S'agissant du processus de révision de la directive de 1995, la Commission européenne, vous l'avez dit, Monsieur le Président, risque d'introduire le critère du « principal établissement ». C'est en tout cas ce qui ressort de nos échanges avec Mme Viviane Reding, Commissaire en charge de la justice, des droits fondamentaux et de la citoyenneté. Concrètement, de quoi s'agit-il ? A titre d'exemple, si un responsable de traitement est établi dans trois pays, la France, l'Espagne et l'Irlande et que son principal établissement est situé en Irlande, seule l'autorité irlandaise serait compétente pour l'ensemble des traitements, qu'ils soient réalisés en Irlande, en France ou en Espagne. Dans cet exemple, la CNIL perdrait toute compétence. La solution envisagée par la Commission européenne porterait atteinte à la protection des données personnelles de la population et aussi aux intérêts économiques de notre pays. Elle pourrait, en effet, favoriser les délocalisations d'entreprises vers des Etats dont les autorités de protection des données personnelles privilégient une approche plus souple et moins exigeante que celle retenue par la France.
Mme Reding nous répond :
1° que la Commission souhaite garantir un haut niveau de protection des données partout en Europe ; c'est pourquoi serait privilégiée l'adoption d'un Règlement en lieu et place d'une nouvelle directive ;
2° qu'il est nécessaire de simplifier le cadre juridique pour les entreprises et de donner à ces dernières un interlocuteur unique ;
3° que la Commission, prenant en compte les inquiétudes exprimées par la CNIL, pourrait proposer un système dit de « consistency », fondé sur la coopération entre autorités de protection de données : dès lors qu'un traitement aurait un impact sur un territoire, l'autorité nationale pourrait faire part à l'autorité compétente de son désaccord éventuel avec la position prise par cette dernière. Si les autorités ne parvenaient pas à trouver une approche commune, chacune d'elle aurait la possibilité de faire remonter le différend au niveau du G29 (instance qui regroupe les autorités de protection des 29 pays membres de l'Union européenne), qui serait alors compétent pour adopter un avis sur la question.
Nous ne sommes pas convaincus par les réponses apportées par Mme Reding.

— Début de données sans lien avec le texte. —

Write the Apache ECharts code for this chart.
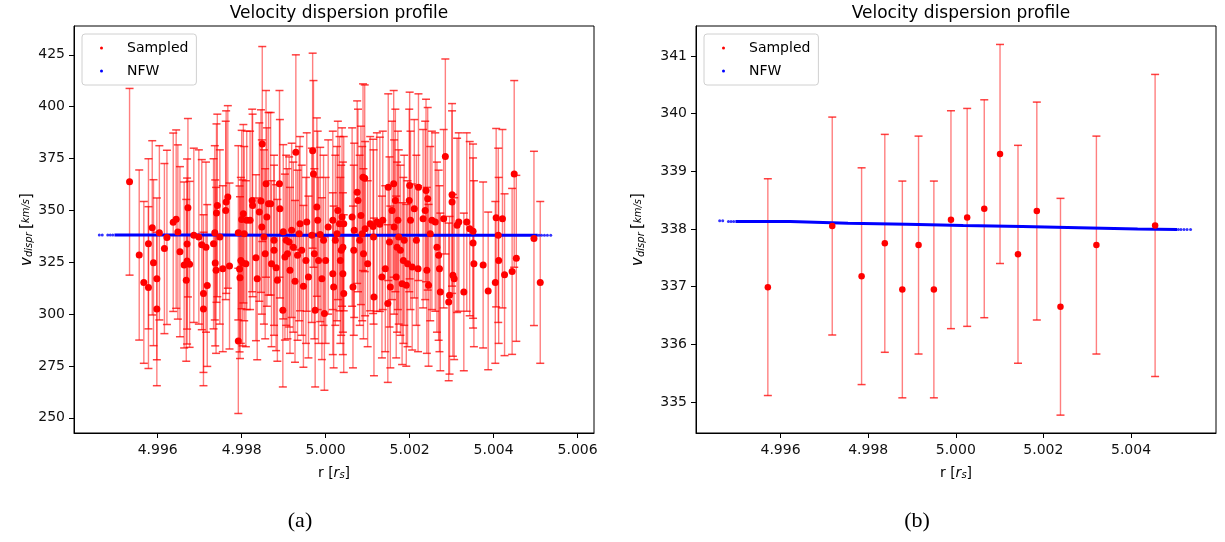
<!DOCTYPE html>
<html>
<head>
<meta charset="utf-8">
<script src="https://cdn.jsdelivr.net/npm/echarts@6/dist/echarts.min.js"></script>
<style>
html,body{margin:0;padding:0;background:#fff;}
#chart{width:1225px;height:542px;}
</style>
</head>
<body>
<div id="chart"></div>
<script>
// ---------- DATA ----------
// Panel (a): sampled points [r, v_dispr, error]
const sampledA = [
[4.99533,363.8,45],[4.99556,328.5,41],[4.99567,315.3,39],[4.99578,333.9,41],[4.99578,312.8,39],
[4.99587,341.6,42],[4.99590,324.8,40],[4.99598,317.0,39],[4.99598,302.5,37],[4.99604,339.2,42],
[4.99616,331.6,41],[4.99622,337.0,42],[4.99637,344.3,43],[4.99644,345.8,43],[4.99648,339.6,42],
[4.99653,330.1,41],[4.99663,323.7,40],[4.99670,333.8,41],[4.99672,351.3,43],[4.99670,325.6,40],
[4.99668,316.3,39],[4.99676,324.0,40],[4.99686,338.0,42],[4.99698,337.2,42],[4.99705,333.5,41],
[4.99709,302.5,37],[4.99709,309.9,38],[4.99715,332.3,41],[4.99718,313.8,39],[4.99733,333.9,41],
[4.99737,324.7,40],[4.99739,321.1,40],[4.99736,339.2,42],[4.99740,348.7,43],[4.99742,352.4,44],
[4.99748,337.2,42],[4.99755,321.9,40],[4.99762,350.0,43],[4.99763,354.0,44],[4.99767,356.5,44],
[4.99771,323.2,40],[4.99792,339.2,42],[4.99792,287.1,35],[4.99795,321.8,40],[4.99796,317.6,39],
[4.99798,325.9,40],[4.99800,345.6,43],[4.99804,348.4,43],[4.99806,338.8,42],[4.99812,345.2,43],
[4.99820,345.2,43],[4.99802,324.7,40],[4.99810,324.3,40],[4.99825,354.8,44],[4.99826,352.4,44],
[4.99834,327.2,40],[4.99837,317.0,39],[4.99842,349.2,43],[4.99846,354.5,44],[4.99848,342.0,42],
[4.99849,382.0,47],[4.99853,337.2,42],[4.99858,362.8,45],[4.99856,329.1,41],[4.99860,346.8,43],
[4.99864,353.2,44],[4.99869,353.2,44],[4.99871,324.3,40],[4.99877,335.6,41],[4.99877,330.8,41],
[4.99882,322.4,40],[4.99885,316.3,39],[4.99890,362.8,45],[4.99891,350.8,43],[4.99898,301.9,37],
[4.99899,339.7,42],[4.99903,327.5,40],[4.99906,335.6,41],[4.99909,329.1,41],[4.99913,334.8,41],
[4.99915,321.1,40],[4.99919,340.4,42],[4.99923,332.3,41],[4.99927,315.8,39],[4.99929,378.0,47],
[4.99933,328.4,41],[4.99937,338.8,42],[4.99939,343.6,42],[4.99943,330.8,41],[4.99947,313.4,39],
[4.99953,325.9,40],[4.99955,344.4,43],[4.99959,317.9,39],[4.99967,338.0,42],[4.99969,378.8,47],
[4.99971,367.6,45],[4.99973,329.1,41],[4.99975,301.9,37],[4.99979,351.6,43],[4.99981,345.2,43],
[4.99983,325.9,40],[4.99987,338.4,42],[4.99991,317.1,39],[4.99995,335.6,41],[5.00000,325.9,40],
[4.99997,300.3,37],[5.00006,342.0,42],
[5.00017,345.2,43],[5.00017,319.5,39],[5.00019,313.1,39],[5.00023,335.6,41],[5.00027,338.8,42],
[5.00029,350.0,43],[5.00033,343.6,42],[5.00035,325.9,40],[5.00037,330.8,41],[5.00039,346.8,43],
[5.00041,319.5,39],[5.00041,332.3,41],[5.00043,309.9,38],[5.00043,343.6,42],[5.00063,346.8,43],
[5.00065,313.1,39],[5.00067,330.8,41],[5.00068,340.4,42],[5.00075,358.8,44],[5.00077,354.8,44],
[5.00081,335.6,41],[5.00084,347.6,43],[5.00087,338.8,42],[5.00089,366.0,45],[5.00090,329.1,41],
[5.00093,365.5,45],[5.00094,341.2,42],[5.00100,324.3,40],[5.00106,343.6,42],[5.00113,342.3,42],
[5.00114,337.2,42],[5.00115,308.3,38],[5.00122,344.4,43],[5.00129,343.3,42],[5.00134,317.9,39],
[5.00136,345.2,43],[5.00142,321.9,40],[5.00148,305.1,38],[5.00149,361.2,45],[5.00152,334.8,41],
[5.00154,313.1,39],[5.00158,350.0,43],[5.00162,362.8,45],[5.00163,342.0,42],[5.00166,354.8,44],
[5.00168,317.9,39],[5.00170,332.3,41],[5.00172,345.2,43],[5.00174,337.2,42],[5.00178,330.8,41],
[5.00182,314.7,39],[5.00185,325.9,40],[5.00187,335.6,41],[5.00192,313.9,39],[5.00195,324.3,40],
[5.00200,362.0,45],[5.00199,354.8,44],[5.00202,345.2,43],[5.00206,322.7,40],[5.00211,350.8,43],
[5.00216,335.6,41],[5.00220,321.9,40],[5.00221,361.2,45],[5.00232,346.0,43],[5.00237,350.0,43],
[5.00239,359.6,44],[5.00241,321.1,40],[5.00243,355.6,44],[5.00245,313.9,39],[5.00249,338.8,42],
[5.00253,345.2,43],[5.00261,344.4,43],[5.00265,332.3,41],[5.00269,328.4,41],[5.00271,321.9,40],
[5.00273,310.7,38],[5.00285,376.0,47],[5.00281,346.0,43],[5.00293,305.9,38],[5.00295,309.1,38],
[5.00301,357.5,44],[5.00301,354.0,44],[5.00303,318.7,39],[5.00306,317.1,39],[5.00313,342.8,42],
[5.00317,344.4,43],[5.00329,310.7,38],
[5.00336,344.4,43],[5.00343,341.2,42],[5.00351,340.0,42],[5.00351,334.3,41],[5.00353,324.3,40],
[5.00375,323.7,40],[5.00387,311.2,38],[5.00404,315.3,39],[5.00406,346.5,43],[5.00411,338.0,42],
[5.00412,325.9,40],[5.00421,346.0,43],[5.00426,319.0,39],[5.00444,320.6,40],[5.00449,367.6,45],
[5.00454,326.9,40],[5.00496,336.5,42],[5.00511,315.3,39]
];
// Panel (b): sampled points [r, v_dispr, error]
const sampledB = [
[4.99571,336.99,1.88],[4.99718,338.05,1.89],[4.99785,337.18,1.88],[4.99838,337.75,1.89],
[4.99878,336.95,1.88],[4.99915,337.72,1.89],[4.99950,336.95,1.88],[4.99989,338.16,1.89],
[5.00026,338.20,1.89],[5.00065,338.35,1.89],[5.00101,339.30,1.90],[5.00142,337.56,1.89],
[5.00185,338.31,1.89],[5.00239,336.65,1.88],[5.00321,337.72,1.89],[5.00455,338.06,2.62]
];
// NFW profile: step levels (r where a level starts, value)
const nfwStepR = [4.99497,4.99622,4.99754,4.99888,5.00017,5.00152,5.00281,5.00415,5.00505];
const nfwStepV = [338.13,338.10,338.08,338.06,338.04,338.02,338.00,337.99,337.99];
// sparse NFW dots at both ends
const nfwDotR = [4.99461,4.99468,4.99481,4.99487,4.99493,5.00508,5.00514,5.00521,5.00528,5.00536];
const nfwDotV = [338.14,338.14,338.13,338.13,338.13,337.99,337.99,337.99,337.99,337.99];

const xTicksA = [4.996,4.998,5.000,5.002,5.004,5.006];
const xTicksB = [4.996,4.998,5.000,5.002,5.004];
const yTicksA = [250,275,300,325,350,375,400,425];
const yTicksB = [335,336,337,338,339,340,341];

// ---------- CHART ----------
const FONT = 'DejaVu Sans';
const nfwLine = nfwStepR.map((r,i)=>[r,nfwStepV[i]]);
const nfwDots = nfwDotR.map((r,i)=>[r,nfwDotV[i]]);

function errItem(params, api){
  const x = api.value(0), y = api.value(1), e = api.value(2);
  const t = api.coord([x, y+e]), b = api.coord([x, y-e]);
  const cw = 4;
  const ls = {stroke:'rgba(255,0,0,0.5)', lineWidth:1.4};
  const cs = {stroke:'rgba(255,0,0,0.75)', lineWidth:1.5};
  return {type:'group', children:[
    {type:'line', shape:{x1:t[0],y1:t[1],x2:b[0],y2:b[1]}, style:ls},
    {type:'line', shape:{x1:t[0]-cw,y1:t[1],x2:t[0]+cw,y2:t[1]}, style:cs},
    {type:'line', shape:{x1:b[0]-cw,y1:b[1],x2:b[0]+cw,y2:b[1]}, style:cs}
  ]};
}

const GL = [74, 696], GT = 26, GW = 520, GH = 407;
const xr = [[4.994007,5.00639],[4.99407,5.00594]];
const yr = [[242.7,438.9],[334.46,341.52]];
const xt = [xTicksA, xTicksB], yt = [yTicksA, yTicksB];
const yNameGap = [33, 50];

const yName = '{v|v}{s|dispr} {b|[}{f|km/s}{b|]}';
const xName = '{n|r [}{i|r}{s|s}{n|]}';
const rich = {
  v:{fontSize:15, fontStyle:'italic', fontFamily:FONT, color:'#000'},
  s:{fontSize:10, fontStyle:'italic', fontFamily:FONT, color:'#000', verticalAlign:'bottom'},
  b:{fontSize:15, fontFamily:FONT, color:'#000'},
  f:{fontSize:10, fontStyle:'italic', fontFamily:FONT, color:'#000'},
  n:{fontSize:14, fontFamily:FONT, color:'#000'},
  i:{fontSize:14, fontStyle:'italic', fontFamily:FONT, color:'#000'}
};

const grids=[], xAxes=[], yAxes=[], titles=[], legends=[], series=[];
for (let k=0;k<2;k++){
  grids.push({left:GL[k], top:GT, width:GW, height:GH, show:true, borderColor:'#000', borderWidth:1, backgroundColor:'rgba(0,0,0,0)'});
  xAxes.push({gridIndex:k, type:'value', min:xr[k][0], max:xr[k][1],
    axisLine:{show:true,onZero:false,lineStyle:{color:'#000',width:1}},
    axisTick:{show:true,inside:false,length:5,customValues:xt[k],lineStyle:{color:'#000'}},
    axisLabel:{customValues:xt[k], margin:10, fontSize:14, fontFamily:FONT, color:'#111', formatter:v=>v.toFixed(3)},
    splitLine:{show:false},
    name:xName, nameLocation:'middle', nameGap:33, nameTextStyle:{rich:rich}
  });
  yAxes.push({gridIndex:k, type:'value', min:yr[k][0], max:yr[k][1],
    axisLine:{show:true,onZero:false,lineStyle:{color:'#000',width:1}},
    axisTick:{show:true,inside:false,length:5,customValues:yt[k],lineStyle:{color:'#000'}},
    axisLabel:{customValues:yt[k], margin:9, fontSize:14, fontFamily:FONT, color:'#111'},
    splitLine:{show:false},
    name:yName, nameLocation:'middle', nameGap:yNameGap[k], nameRotate:90, nameTextStyle:{rich:rich}
  });
  titles.push({text:'Velocity dispersion profile', left:GL[k]+GW/2, top:0, textAlign:'center',
    textStyle:{fontFamily:FONT, fontSize:17, fontWeight:'normal', color:'#000'}});
  legends.push({left:GL[k]+8, top:34, orient:'vertical', itemWidth:3, itemHeight:3, itemGap:9,
    data:[{name:'Sampled',icon:'circle'},{name:'NFW',icon:'circle'}],
    backgroundColor:'#fff', borderColor:'#d0d0d0', borderWidth:1, borderRadius:3,
    padding:[7,8,7,18], selectedMode:false,
    textStyle:{fontFamily:FONT, fontSize:14, color:'#000', padding:[0,0,0,19]}});
  const d = k===0 ? sampledA : sampledB;
  series.push({name:'err'+k, type:'custom', xAxisIndex:k, yAxisIndex:k, data:d, renderItem:errItem,
    encode:{x:0,y:1}, clip:true, z:2, silent:true});
  series.push({name:'NFW', type:'line', step:'end', xAxisIndex:k, yAxisIndex:k, data:nfwLine,
    showSymbol:false, color:'#0000ff', lineStyle:{color:'#0000ff', width:3}, z:3, silent:true});
  series.push({name:'NFW', type:'scatter', xAxisIndex:k, yAxisIndex:k, data:nfwDots,
    symbolSize:3, itemStyle:{color:'#0000ff'}, z:3, silent:true});
  series.push({name:'Sampled', type:'scatter', xAxisIndex:k, yAxisIndex:k, data:d.map(p=>[p[0],p[1]]),
    symbolSize:k===0?7:6.5, itemStyle:{color:'#ff0000', opacity:1}, z:4, silent:true});
}

const chart = echarts.init(document.getElementById('chart'), null, {renderer:'canvas'});
chart.setOption({
  animation:false,
  backgroundColor:'#fff',
  title:titles, grid:grids, xAxis:xAxes, yAxis:yAxes, legend:legends, series:series,
  graphic:[
    {type:'text', x:300, y:521, style:{text:'(a)', fontSize:22, fontFamily:'Liberation Serif', fill:'#000', align:'center', verticalAlign:'middle'}},
    {type:'text', x:917, y:521, style:{text:'(b)', fontSize:22, fontFamily:'Liberation Serif', fill:'#000', align:'center', verticalAlign:'middle'}}
  ]
});
</script>
</body>
</html>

En effet, même si l'adoption d'un Règlement ne peut que conduire à une harmonisation des législations nationales, plus que ne le fait l'actuelle directive de 1995, il n'en demeure pas moins que les approches culturelles sont différentes d'un Etat à un autre au sein de l'Union européenne et que certaines autorités de protection, en particulier celles du Royaume-Uni et de l'Irlande, sont plus clémentes que d'autres. En outre, la protection des données personnelles interagit avec certaines branches du droit, telles que le droit social, le droit fiscal... Lorsque la CNIL traite un dossier, elle l'examine en tenant compte des spécificités et des exigences de droits connexes. Comment l'autorité de protection irlandaise pourrait-elle procéder à une analyse aussi fine, qui suppose une connaissance approfondie des textes et des pratiques de notre pays ? Par ailleurs, le système dit de « consistency » ne nous paraît pas satisfaisant en l'état car il ne préserve pas la souveraineté de la CNIL.